His training took him to 2 Initial Training School at Bradfield Park in Sydney, 5 Elementary Flying Training School at Narrowmine, then on to 1 Services Flying Training School at Camp Borden in Ontario in Canada. He then travelled to the UK joining 57 Operational Training Unit at RAF Hawarden on 10 March 1941, for his conversion to the Spitfire.

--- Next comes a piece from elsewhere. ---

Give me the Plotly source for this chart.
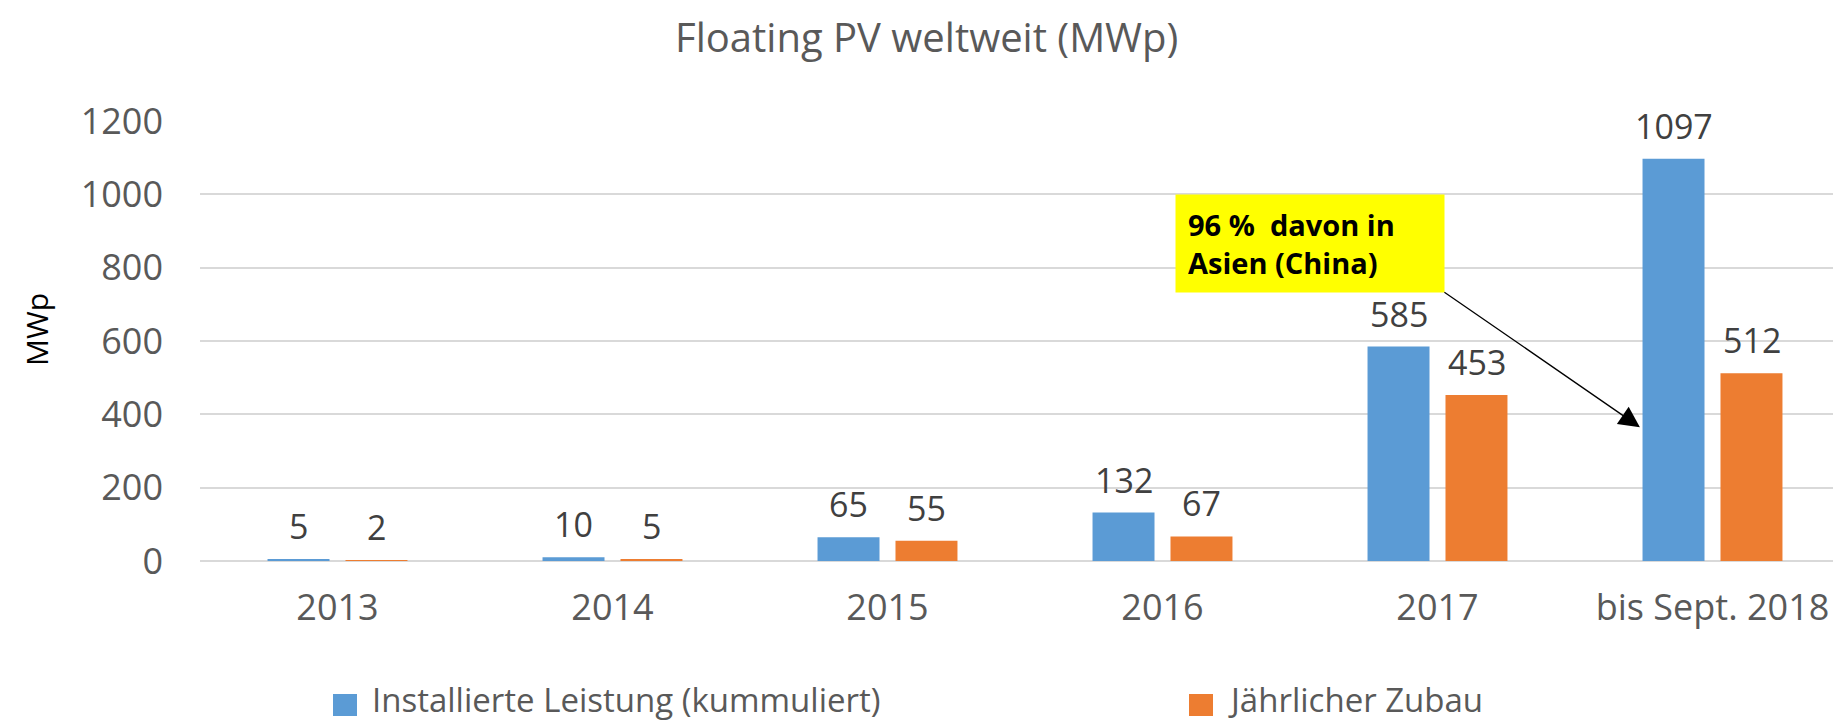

After less than 2 months training on the Spitfire, he joined 452 (RAAF) Squadron at RAF Kirton-in-Lindsey on 5 May 1941. Newly formed, on 8 April, 452 was the first Australian Fighter Squadron to be established in England, it would go on to become the most distinguished Australian fighter squadron. Initially equipped with Spitfire Is, the squadron quickly upgraded to the Mk.II in May. 452 suffered the temporary loss of its squadron commander, Squadron Leader R G Dutton DFC, when his Spitfire was damaged by that of Flight Lieutenannt “Paddy” Fincane’s whilst conducting an Air Drill display over Brighouse in Yorkshire. Dutton successfully force landed his aircraft although he was injured in the process, after returning from sick leave he was posted to command 19 Squadron.
The squadron’s first “state of readiness” was declared on 21 May and they were “fully day operational” on 2 June. For the rest of the month they practised dusk landings, stood at readiness and undertook convoy and dusk patrols.
Chapman first flew operationally with the squadron on 23 June, on a dusk patrol. This was followed by a convoy patrol on 25 June before he went on 8 days leave, returning on 5 July. Chapman then flew a further 8 times in the month, on various patrols, before the squadron moved south the Kenley on 21 July. He then flew regular operational sorties with the squadron until, on 9 August 1941, he went missing in an engagement with Me.109s on Circus 68, between Mardyck and Bethune, flying Spitfire IIA, P7590. Also missing on this operation were Pilot Officer J H O’Byrne and Sergeant G B Haydon. O’Byrne had also joined 452 on 5 May, but survived as a prisoner of War.
Christopher Chapman is buried in Longuenesse (St Omer) Cemetery.
Rest in peace Sir and thank you for your service.